Bacterial strains that complemented each other's need by providing the required amino acid showed a fitness increase of about 20% relative to a non-deficient strain without partner. This result helps to explain why cooperation is such a widespread model of success in nature.
Each life form on our planet has to adapt to its environment as good as it can. Apart from getting used to climate conditions and food supply, each species must get along with other organisms in the habitat. In the course of evolution species adapt continuously to each other and to the environment by changing their genetic features. This is why cold resistant species live at the poles and heat resistant species in the deserts. Also nutritional needs and metabolic regulation underlie the principle of evolution. So let's take a look at the world of microbes in this context.
"No matter where you look: Microbial communities can be found in almost every habitat you can think of," says Christian Kost, leader of the research group "Experimental Ecology and Evolution" at the Max Planck Institute for Chemical Ecology in Jena, Germany. Microbes often live in symbiosis with higher organisms, but they also cooperate with each other in order to optimally utilize the resources that are available to them. Interestingly, a look at the genome of cooperating bacterial strains shows that some of them are unable to perform all vital metabolic functions on their own. Instead, they rely on their cooperative partner. Their environment, that is to say other organisms, provides the nutrients they cannot produce themselves anymore. However, the result of the cooperation is a risky dependency: If one partner is lost, the other dies as well. Can such a dependency in fact be a trait that is selected for and which is maintained for a longer period in a bacterial population? Is this assumption compatible with Darwin's theory of the "survival of the fittest"? If so, cooperating partners should perform as good or even better than microbes without partner in terms of fitness.
To bring a naturally evolved symbiotic community from the real world into the lab to study such cooperation, is often very difficult. Therefore, scientists used a synthetic model: Escherichia coli bacteria were genetically modified in such a way that one bacterial strain was unable to produce a certain amino acid anymore, such as tryptophan, but produced all other amino acids in high concentrations. If this strain grows in a culture with another strain unable to produce arginine, another amino acid, both strains are able to feed each other. Amazingly, such co-culture experiments showed that the growth of these bacterial cells was increased by 20% in comparison to the unmodified wild-type strain that was able to produce all essential amino acid by itself. The inability of the deficient strain to produce an essential amino acid had a positive effect on its growth when a partner was present that compensated this loss. This can be explained by the considerably reduced energy costs both strains had to invest for producing the exchanged amino acids. Specializing on the production of certain, but not all necessary amino acids made the bacterial cells more efficient and thus resulted in faster growth. Interestingly, the two cooperating, amino acid exchanging strains even outcompeted a self-sustaining wild-type strain.

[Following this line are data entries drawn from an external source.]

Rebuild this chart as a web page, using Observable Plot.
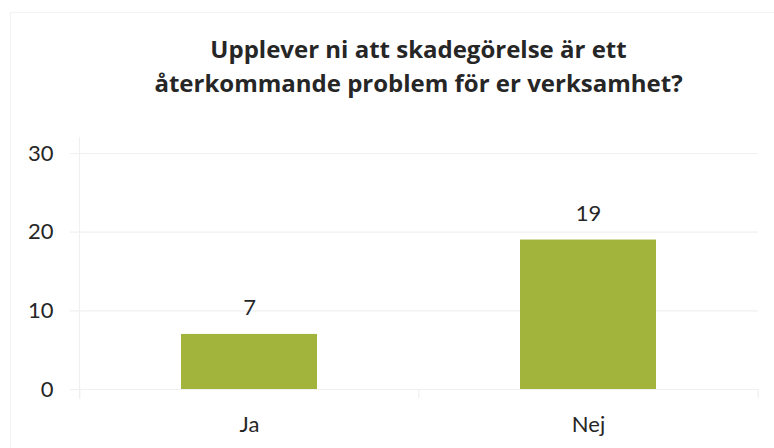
<!DOCTYPE html>
<html>
<head>
<meta charset="utf-8">
<script src="https://cdn.jsdelivr.net/npm/d3@7"></script>
<script src="https://cdn.jsdelivr.net/npm/@observablehq/plot@0.6"></script>
<style>
  html, body { margin: 0; padding: 0; background: #fff; }
  #wrap { position: relative; width: 774px; height: 448px; overflow: hidden; font-family: Lato, "Open Sans", sans-serif; }
  #frame { position: absolute; left: 10px; top: 12px; width: 780px; height: 460px; border: 1px solid #f3f3f3; box-sizing: border-box; }
  #title { position: absolute; left: 0; top: 31.5px; width: 837px; text-align: center; font-family: "Open Sans", sans-serif; font-weight: bold; font-size: 24px; line-height: 34px; color: #262626; }
  #chart { position: absolute; left: 0; top: 0; }
</style>
</head>
<body>
<div id="wrap">
  <div id="frame"></div>
  <div id="chart"></div>
  <div id="title">Upplever ni att skadegörelse är ett<br>återkommande problem för er verksamhet?</div>
</div>
<script>
const categories = ["Ja", "Nej"];
const values = [7, 19];
const yTicks = [0, 10, 20, 30];

const data = categories.map((c, i) => ({category: c, value: values[i]}));

const W = 774, H = 448, mL = 79, mR = 16, mT = 153, mB = 59;
const half = (W - mL - mR) / categories.length / 2;

const chart = Plot.plot({
  width: W,
  height: H,
  marginLeft: mL,
  marginRight: mR,
  marginTop: mT,
  marginBottom: mB,
  style: {fontFamily: "Lato, 'Open Sans', sans-serif", fontSize: "22px", color: "#262626", background: "transparent", overflow: "visible"},
  x: {domain: categories, paddingInner: 0.6, paddingOuter: 0.3, label: null},
  y: {domain: [0, 30], label: null},
  marks: [
    Plot.ruleY(yTicks, {stroke: "#f0f0f0", strokeWidth: 1.2, insetLeft: -9}),
    Plot.frame({anchor: "left", stroke: "#f0f0f0", strokeWidth: 1.2, insetTop: -16, insetBottom: -9}),
    Plot.ruleX(categories, {x: d => d, dx: -half, y1: 0, y2: -1.15, stroke: "#f0f0f0", strokeWidth: 1.2}),
    Plot.ruleX(categories.slice(-1), {x: d => d, dx: half, y1: 0, y2: -1.15, stroke: "#f0f0f0", strokeWidth: 1.2}),
    Plot.barY(data, {x: "category", y: "value", fill: "#a2b43b"}),
    Plot.text(data, {x: "category", y: "value", text: d => String(d.value), dy: -26, lineAnchor: "middle", fill: "#262626", fontSize: 22}),
    Plot.axisY({ticks: yTicks, tickSize: 0, tickPadding: 26, fontSize: 22, fill: "#262626"}),
    Plot.axisX({tickSize: 0, tickPadding: 27, fontSize: 22, fill: "#262626"})
  ]
});
document.getElementById("chart").appendChild(chart);
</script>
</body>
</html>
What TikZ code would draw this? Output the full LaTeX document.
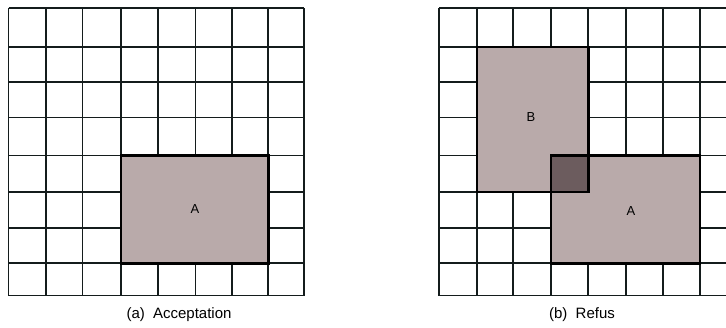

The research results from Christian Kost's lab illustrate why symbiotic relationships with bacteria are so prevalent. In the course of evolution, an association may get so close that the mutualistic partners merge into a new, multicellular organism.
The research project was funded by the Volkswagen Foundation, the Jena School for Microbial Communication, the Fundação Calouste Gulbenkian and the Fundação para a Ciência e a Tecnologia as well as Siemens SA Portugal.